The second-quarter trailing gross domestic product growth rate of 4.1 percent announced in late July by the U.S. government says the economy is strong. But how strong and for how long? And what does it mean for Springfield?
On the macro level, U.S. economic growth continues to accelerate despite short-term increases in interest rates, the onset of modest tariffs and some cooling in European and emerging market growth. Near full employment, strong company earnings reports and the impact of recent tax reform helped propel the U.S. economy along, although admittedly some spending was pulled forward as U.S. exporters rushed to ship their goods ahead of potential global retaliatory tariffs.
What made the 4.1 percent growth rate noteworthy was that it came on the heels of the first-quarter’s 2.8 percent rate, making the second-quarter pace the largest increase in four years. The average pace since June 2009 had been hovering around 2.2 percent.
It would not surprise me if GDP growth surpasses 3 percent this year and approaches a 3.5 percent pace. The key drivers are:
• steadily increasing employment levels;
• growth in business and consumer confidence translating into robust retail sales, with investment in infrastructure and business capital equipment;
• continued recovery in the housing market;
• a positive tailwind from federal, state and local government budget increases;
• U.S. wealth and stock prices at high levels; and
• an ongoing boost from the federal tax reform plan.
In the Springfield metropolitan statistical area, we are seeing a boost in housing activity, as well as manufacturing and retail establishments. Notice the number of construction cranes and highway projects on your daily commute. I find it a great barometer of economic health when you recognize this thriving area supports more than 800 restaurants. These anecdotal observations play a role in the overall second-quarter growth rate increase.
GDP remains strong despite the recent increase in stock market volatility and the onset of tariffs sparked by the U.S.-led trade conflict. We believe a recession is still a considerable way off. And this recovery should easily surpass our longest expansion, which lasted from 1990 to 2000. We could envision this expansion lasting three to four more years.

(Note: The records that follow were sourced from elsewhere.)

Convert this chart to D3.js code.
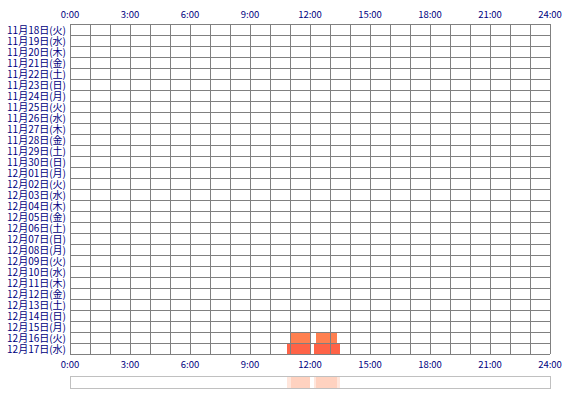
<!DOCTYPE html>
<html>
<head>
<meta charset="utf-8">
<script src="https://cdn.jsdelivr.net/npm/d3@7"></script>
<style>
  body { margin: 0; background: #fff; }
  text { font-family: "Noto Sans CJK JP", "DejaVu Sans", sans-serif; font-size: 9.5px; fill: #000080; }
  text.day { font-size: 10px; }
</style>
</head>
<body>
<script>
var margin = {top: 24, right: 20, bottom: 46, left: 70},
    width = 570 - margin.left - margin.right,
    height = 400 - margin.top - margin.bottom;

var days = ["11月18日(火)","11月19日(水)","11月20日(木)","11月21日(金)","11月22日(土)",
  "11月23日(日)","11月24日(月)","11月25日(火)","11月26日(水)","11月27日(木)",
  "11月28日(金)","11月29日(土)","11月30日(日)","12月01日(月)","12月02日(火)",
  "12月03日(水)","12月04日(木)","12月05日(金)","12月06日(土)","12月07日(日)",
  "12月08日(月)","12月09日(火)","12月10日(水)","12月11日(木)","12月12日(金)",
  "12月13日(土)","12月14日(日)","12月15日(月)","12月16日(火)","12月17日(水)"];

var tickHours = [0, 3, 6, 9, 12, 15, 18, 21, 24];

// sessions: day, start hour, end hour
var sessionDays  = ["12月16日(火)", "12月16日(火)", "12月17日(水)", "12月17日(水)"];
var sessionStart = [11.05, 12.3, 10.85, 12.2];
var sessionEnd   = [12.0, 13.35, 12.0, 13.5];
var sessionColor = ["#ff8050", "#ff8050", "#ff6347", "#ff6347"];

var sessions = sessionDays.map(function(d, i) {
  return {day: d, start: sessionStart[i], end: sessionEnd[i], color: sessionColor[i]};
});

var x = d3.scaleLinear().domain([0, 24]).range([0, 480]);
var y = d3.scaleBand().domain(days).range([0, 330]);

var svg = d3.select("body").append("svg")
    .attr("width", 570)
    .attr("height", 400)
  .append("g")
    .attr("transform", "translate(" + margin.left + "," + margin.top + ")");

// bars
svg.selectAll("rect.bar")
  .data(sessions)
  .enter().append("rect")
  .attr("class", "bar")
  .attr("x", function(d) { return x(d.start); })
  .attr("y", function(d) { return y(d.day); })
  .attr("width", function(d) { return x(d.end) - x(d.start); })
  .attr("height", y.bandwidth())
  .style("fill", function(d) { return d.color; });

// grid
var g = svg.append("g").attr("class", "grid");
g.selectAll("line.v")
  .data(d3.range(25))
  .enter().append("line")
  .attr("x1", function(d) { return Math.round(x(d)) + 0.5; })
  .attr("x2", function(d) { return Math.round(x(d)) + 0.5; })
  .attr("y1", 0)
  .attr("y2", 330)
  .style("stroke", "#808080");
g.selectAll("line.h")
  .data(d3.range(days.length + 1))
  .enter().append("line")
  .attr("x1", 0)
  .attr("x2", 480)
  .attr("y1", function(d) { return d * y.step() + 0.5; })
  .attr("y2", function(d) { return d * y.step() + 0.5; })
  .style("stroke", "#808080");

// day labels
svg.selectAll("text.day")
  .data(days)
  .enter().append("text")
  .attr("class", "day")
  .attr("x", -4)
  .attr("y", function(d) { return y(d) + y.bandwidth() / 2 + 4; })
  .attr("text-anchor", "end")
  .text(function(d) { return d; });

// hour labels top and bottom
[-6, 344].forEach(function(ty) {
  svg.append("g").selectAll("text")
    .data(tickHours)
    .enter().append("text")
    .attr("x", function(d) { return x(d); })
    .attr("y", ty)
    .attr("text-anchor", "middle")
    .text(function(d) { return d + ":00"; });
});

// navigator strip
var nav = svg.append("g").attr("transform", "translate(0,352)");
nav.selectAll("rect.nb")
  .data(sessions)
  .enter().append("rect")
  .attr("x", function(d) { return x(d.start); })
  .attr("y", 0)
  .attr("width", function(d) { return x(d.end) - x(d.start); })
  .attr("height", 12)
  .style("fill", "#ff8050")
  .style("opacity", 0.2);
nav.append("rect")
  .attr("x", 0.5)
  .attr("y", 0.5)
  .attr("width", 480)
  .attr("height", 12)
  .style("fill", "none")
  .style("stroke", "#c0c0c0");
</script>
</body>
</html>
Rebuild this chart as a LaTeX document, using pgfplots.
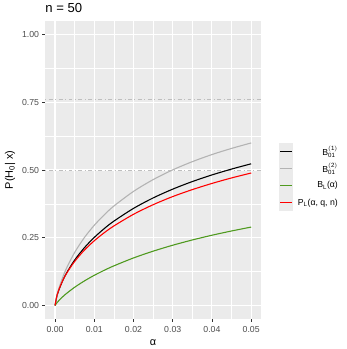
\documentclass[border=0pt]{standalone}
\usepackage{fontspec}
\setmainfont{Liberation Sans}
\setsansfont{Liberation Sans}
\usepackage{pgfplots}
\pgfplotsset{compat=1.18}

\definecolor{panelbg}{HTML}{EBEBEB}
\definecolor{keybg}{HTML}{EBEBEB}
\definecolor{ticktxt}{HTML}{4D4D4D}
\definecolor{tickcol}{HTML}{333333}
\definecolor{bgray}{HTML}{B3B3B3}
\definecolor{bgreen}{HTML}{4F9A1F}
\definecolor{refline}{HTML}{BEBEBE}

\begin{document}
\begin{tikzpicture}
\begin{axis}[
    scale only axis,
    width=217.6pt,
    height=300.5pt,
    xmin=-0.0025, xmax=0.0525,
    ymin=-0.05, ymax=1.05,
    axis background/.style={fill=panelbg},
    axis line style={draw=none},
    xtick={0,0.01,0.02,0.03,0.04,0.05},
    ytick={0,0.25,0.5,0.75,1},
    minor x tick num=1,
    minor y tick num=1,
    xmajorgrids, ymajorgrids, xminorgrids, yminorgrids,
    major grid style={white, line width=1.07pt},
    minor grid style={white, line width=0.53pt},
    tick align=outside,
    xtick pos=bottom, ytick pos=left,
    major tick length=2.75pt,
    minor tick length=0pt,
    tick style={tickcol, line width=0.6pt},
    ticklabel style={font=\fontsize{8.8}{10}\selectfont, text=ticktxt},
    /pgf/number format/assume math mode=true,
    xticklabel style={yshift=-1.5pt, /pgf/number format/.cd, fixed, fixed zerofill, precision=2},
    yticklabel style={/pgf/number format/.cd, fixed, fixed zerofill, precision=2},
    scaled x ticks=false,
    xlabel={α},
    ylabel={P(H$_{\mathrm{0}}$| x)},
    label style={font=\fontsize{11}{13}\selectfont},
    title={n = 50},
    title style={font=\fontsize{13.2}{15}\selectfont, at={(0,1)}, anchor=south west, inner xsep=0pt, yshift=-1pt},
    legend style={at={(1,0.5)}, anchor=west, xshift=17.5pt, yshift=-7pt,
        draw=none, fill=none, font=\fontsize{8.8}{10}\selectfont,
        row sep=0pt, column sep=2.5pt, inner sep=0pt},
    legend cell align=right,
    legend image code/.code={
        \fill[fill=keybg, draw=none] (0pt,-8.64pt) rectangle (15pt,8.64pt);
        \draw[#1, line width=1.1pt] (1.5pt,0pt) -- (13.5pt,0pt);
    },
]

% reference lines
\addplot[refline, line width=0.8pt, dash pattern=on 1pt off 2.5pt on 4pt off 2.5pt, forget plot]
    coordinates {(-0.0025,0.5) (0.0525,0.5)};
\addplot[refline, line width=0.8pt, dash pattern=on 1pt off 2.5pt on 4pt off 2.5pt, forget plot]
    coordinates {(-0.0025,0.762) (0.0525,0.762)};

% B01 (1)
\addplot[black, line width=1.1pt, smooth] coordinates {
    (0,0) (0.0005,0.0357) (0.001,0.0580) (0.002,0.0930) (0.003,0.1214)
    (0.005,0.1676) (0.0075,0.2134) (0.01,0.2511) (0.0125,0.2832) (0.015,0.3113)
    (0.02,0.3583) (0.025,0.3969) (0.03,0.4294) (0.035,0.4574) (0.04,0.4819)
    (0.045,0.5035) (0.05,0.5230)
};

% B01 (2)
\addplot[bgray, line width=1.1pt, smooth] coordinates {
    (0,0) (0.0005,0.0380) (0.001,0.0639) (0.002,0.1055) (0.003,0.1397)
    (0.005,0.1957) (0.0075,0.2510) (0.01,0.2960) (0.0125,0.3340) (0.015,0.3670)
    (0.02,0.4210) (0.025,0.4645) (0.03,0.5005) (0.035,0.5309) (0.04,0.5571)
    (0.045,0.5798) (0.05,0.6000)
};

% B_L
\addplot[bgreen, line width=1.1pt, smooth] coordinates {
    (0,0) (0.0005,0.0102) (0.001,0.0184) (0.002,0.0327) (0.003,0.0452)
    (0.005,0.0672) (0.0075,0.0907) (0.01,0.1113) (0.0125,0.1296) (0.015,0.1462)
    (0.02,0.1754) (0.025,0.2004) (0.03,0.2224) (0.035,0.2418) (0.04,0.2593)
    (0.045,0.2750) (0.05,0.2894)
};

% P_L
\addplot[red, line width=1.1pt, smooth] coordinates {
    (0,0) (0.0005,0.0379) (0.001,0.0598) (0.002,0.0933) (0.003,0.1199)
    (0.005,0.1625) (0.0075,0.2045) (0.01,0.2388) (0.0125,0.2680) (0.015,0.2935)
    (0.02,0.3365) (0.025,0.3719) (0.03,0.4020) (0.035,0.4277) (0.04,0.4505)
    (0.045,0.4708) (0.05,0.4890)
};

\legend{{$\mathrm{B}_{\mathrm{01}}^{\mathrm{(1)}}$},
        {$\mathrm{B}_{\mathrm{01}}^{\mathrm{(2)}}$},
        {B$_{\mathrm{L}}$(α)},
        {P$_{\mathrm{L}}$(α, q, n)}}
\end{axis}
\path[use as bounding box] (-45.6pt,-28.1pt) rectangle (303.4pt,320.9pt);
\end{tikzpicture}
\end{document}
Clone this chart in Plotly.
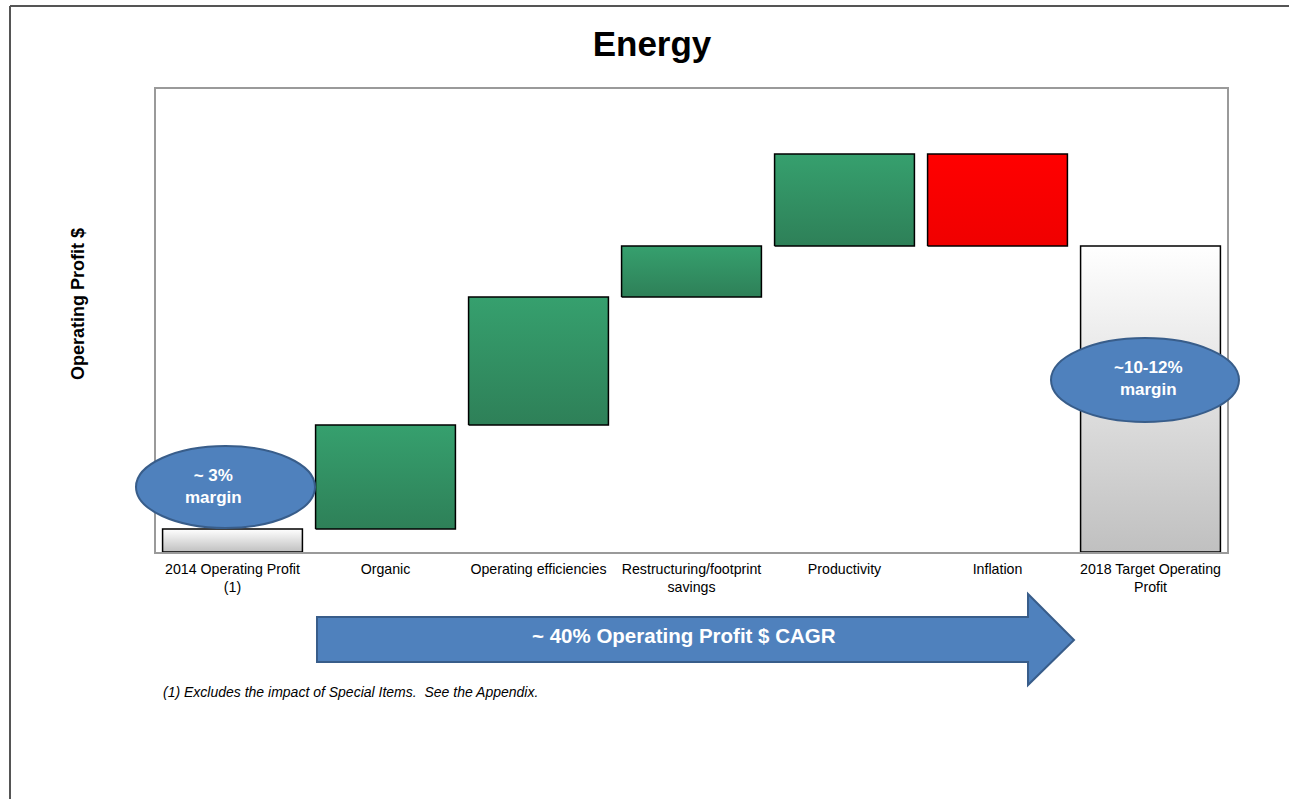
import plotly.graph_objects as go

# Waterfall data (relative operating profit units)
categories = [
    "2014 Operating Profit<br>(1)",
    "Organic",
    "Operating efficiencies",
    "Restructuring/footprint<br>savings",
    "Productivity",
    "Inflation",
    "2018 Target Operating<br>Profit",
]
start_value = 23
changes = [104, 128, 51, 92, -92]
end_value = 306

margin_labels = [["~ 3%", "margin"], ["~10-12%", "margin"]]
cagr_label = "~ 40% Operating Profit $ CAGR"
footnote = "(1) Excludes the impact of Special Items.  See the Appendix."

W, H = 1289, 799
PL, PR, PT, PB = 156, 1227, 89, 552  # plot area in pixels


def px_x(px):
    return (px - PL) / (PR - PL)


def px_y(py):
    return (PB - py) / (PB - PT)


GREEN = [[0, "#2E8058"], [1, "#36A06E"]]
RED = [[0, "#F00000"], [1, "#FF0000"]]
GREY = [[0, "#C0C0C0"], [1, "#FFFFFF"]]

# build the bar spans
spans = [(0, start_value, GREY)]
level = start_value
for c in changes:
    lo, hi = (level, level + c) if c >= 0 else (level + c, level)
    spans.append((lo, hi, GREEN if c >= 0 else RED))
    level += c
spans.append((0, end_value, GREY))

half = 0.457
fig = go.Figure()
for i, (lo, hi, cs) in enumerate(spans):
    fig.add_trace(go.Scatter(
        x=[i - half, i + half, i + half, i - half, i - half],
        y=[lo, lo, hi, hi, lo],
        mode="lines",
        fill="toself",
        fillgradient=dict(type="vertical", colorscale=cs),
        line=dict(color="black", width=1.5),
        hoverinfo="skip",
        showlegend=False,
    ))

shapes = []
# page frame
shapes.append(dict(type="line", xref="paper", yref="paper",
                   x0=px_x(10), x1=px_x(W + 5), y0=px_y(6), y1=px_y(6),
                   line=dict(color="#555555", width=2)))
shapes.append(dict(type="line", xref="paper", yref="paper",
                   x0=px_x(10), x1=px_x(10), y0=px_y(6), y1=px_y(H + 5),
                   line=dict(color="#555555", width=2)))

# margin ellipses
ellipses = [(225.5, 487, 89.5, 41), (1145, 380, 94, 42)]
for cx, cy, rx, ry in ellipses:
    shapes.append(dict(type="circle", xref="paper", yref="paper",
                       x0=px_x(cx - rx), x1=px_x(cx + rx),
                       y0=px_y(cy + ry), y1=px_y(cy - ry),
                       fillcolor="#4F81BD", line=dict(color="#385D8A", width=2)))

# CAGR block arrow
pts = [(317, 617), (1028, 617), (1028, 594), (1074, 640), (1028, 685),
       (1028, 662), (317, 662)]
path = "M " + " L ".join(f"{px_x(a):.5f},{px_y(b):.5f}" for a, b in pts) + " Z"
shapes.append(dict(type="path", xref="paper", yref="paper", path=path,
                   fillcolor="#4F81BD", line=dict(color="#385D8A", width=2)))


def bold_lines(lines):
    return "<br>".join(f"<b>{s}</b>" for s in lines)


annotations = [
    dict(text="<b>Operating Profit $</b>", x=px_x(78), y=px_y(304),
         textangle=-90, font=dict(size=18, color="black")),
    dict(text=bold_lines(margin_labels[0]), x=px_x(213), y=px_y(486),
         font=dict(size=17, color="white")),
    dict(text=bold_lines(margin_labels[1]), x=px_x(1148), y=px_y(378),
         font=dict(size=17, color="white")),
    dict(text=f"<b>{cagr_label}</b>", x=px_x(684), y=px_y(635),
         font=dict(size=20.5, color="white")),
]
for a in annotations:
    a.update(xref="paper", yref="paper", showarrow=False,
             xanchor="center", yanchor="middle")
annotations.append(
    dict(text=f"<i>{footnote}</i>", x=px_x(161), y=px_y(692),
         xref="paper", yref="paper", xanchor="left", yanchor="middle",
         showarrow=False, font=dict(size=14, color="black")))

fig.update_layout(
    width=W, height=H, autosize=False,
    margin=dict(l=PL, r=W - PR, t=PT, b=H - PB, pad=0),
    paper_bgcolor="white", plot_bgcolor="white",
    font=dict(family="Arial, Liberation Sans, sans-serif", color="black"),
    title=dict(text="<b>Energy</b>", x=652 / W, y=1 - 44 / H,
               xanchor="center", yanchor="middle",
               font=dict(size=35, color="black")),
    xaxis=dict(range=[-0.5, len(categories) - 0.5],
               tickvals=list(range(len(categories))), ticktext=categories,
               showgrid=False, zeroline=False, ticks="", ticklabelstandoff=3,
               showline=True, mirror=True, linecolor="#9A9A9A", linewidth=1.5,
               tickfont=dict(size=14.2, color="black"), fixedrange=True),
    yaxis=dict(range=[0, PB - PT], showticklabels=False, showgrid=False,
               zeroline=False, ticks="",
               showline=True, mirror=True, linecolor="#9A9A9A", linewidth=1.5,
               fixedrange=True),
    shapes=shapes,
    annotations=annotations,
    showlegend=False,
)

fig.write_html("out.html", config={"displayModeBar": False},
               post_script="document.body.style.margin='0';")
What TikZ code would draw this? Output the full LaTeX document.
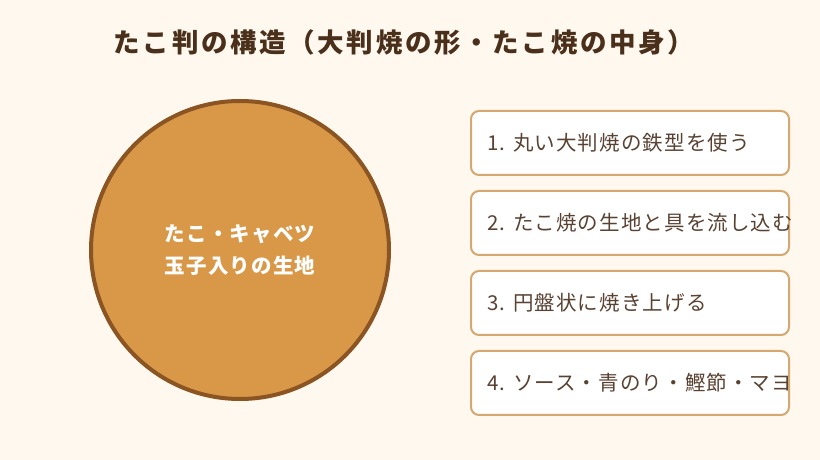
\documentclass[tikz,border=0pt]{standalone}
\usepackage{fontspec}
\setmainfont{Noto Sans CJK JP}
\usepackage{tikz}
\usetikzlibrary{positioning}
\definecolor{bgcream}{HTML}{FFF8EE}
\definecolor{titlebrown}{HTML}{4A2F1A}
\definecolor{panfill}{HTML}{D89848}
\definecolor{panedge}{HTML}{8B5523}
\definecolor{boxedge}{HTML}{D4A870}
\definecolor{textbrown}{HTML}{5A4232}
\tikzset{
  stepbox/.style={rectangle, rounded corners=8pt, draw=boxedge, line width=2pt,
    fill=white, minimum width=318pt, minimum height=64pt, inner sep=0pt},
  steptext/.style={anchor=west, text=textbrown, font=\fontsize{20.5pt}{24pt}\selectfont\addfontfeatures{LetterSpace=5.5}, inner sep=0pt},
}

\begin{document}
\begin{tikzpicture}[x=1pt, y=1pt]
                \useasboundingbox[fill=bgcream] (0,0) rectangle (820,460);

                \node[text=titlebrown, font=\fontsize{26.5pt}{30pt}\selectfont\bfseries\addfontfeatures{LetterSpace=10}] (title) at (404, 418) {たこ判の構造（大判焼の形・たこ焼の中身）};

                \node[circle, minimum size=298pt, line width=4pt, draw=panedge, fill=panfill, align=center, text=white, font=\fontsize{20.5pt}{32pt}\selectfont\bfseries\addfontfeatures{LetterSpace=6}] (pan) at (240, 210) {たこ・キャベツ\\玉子入りの生地};

                \node[stepbox] (step1) at (630, 317) {};
                \node[stepbox] (step2) at (630, 237) {};
                \node[stepbox] (step3) at (630, 157) {};
                \node[stepbox] (step4) at (630, 77) {};

                \node[steptext] (text1) at ([xshift=17pt]step1.west) {1. 丸い大判焼の鉄型を使う};
                \node[steptext] (text2) at ([xshift=17pt]step2.west) {2. たこ焼の生地と具を流し込む};
                \node[steptext] (text3) at ([xshift=17pt]step3.west) {3. 円盤状に焼き上げる};
                \node[steptext] (text4) at ([xshift=17pt]step4.west) {4. ソース・青のり・鰹節・マヨ};
            \end{tikzpicture}
\end{document}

The May unemployment rate in Springfield was 2.7 percent, well below the national rate of 4 percent. We benefit from a diverse economy, led by health care and education. While we aren’t recession-proof, we are very resilient.
As such, it is important for us to have some peripheral vision about what could slow this upward momentum. There is a shift coming in demographics that could pose a challenge to our longer-term economy.
GDP growth is primarily a function of productivity and labor force growth. With long-term productivity averaging less than 1.5 percent, and workforce growth of 0.5 percent, economic growth of 2 percent has become the new normal. With productivity growth struggling to increase at 1.5 percent or better, we must rely on workforce growth to take our long-term trend higher to prefinancial-crisis levels. The challenge is that demographics and potential immigration policy may not be supportive of robust workforce growth.
What Springfield has going for it is that 26 percent of our population is 25-44 years old and 18 percent is under the age of 18. While nationally there is a challenge to find qualified workers in the prime working years, our ability to attract young workforce entrants is enhanced by our higher education institutions.
Back to the current macro environment, we must all realize the seeds of the end of this business cycle are being be planted. Stocks have afforded little more than an up-and-down ride over the first half of the year. Long-dormant inflation also has begun to accelerate a bit, and the Federal Reserve has responded with faster rate hikes than the markets would have expected a year ago. The combination of rising inflation, higher interest rates, weaker credit markets and some unforeseen future economic shock may ultimately end this expansion and start the business cycle all over again.
Regardless of how long this expansion lasts, in Springfield we are fortunate to have a diverse economy that can weather the next downturn. Until then, let’s enjoy the 4 percent growth and go out and support one of the many local businesspeople who are opening new businesses in our area and contributing to our tax base.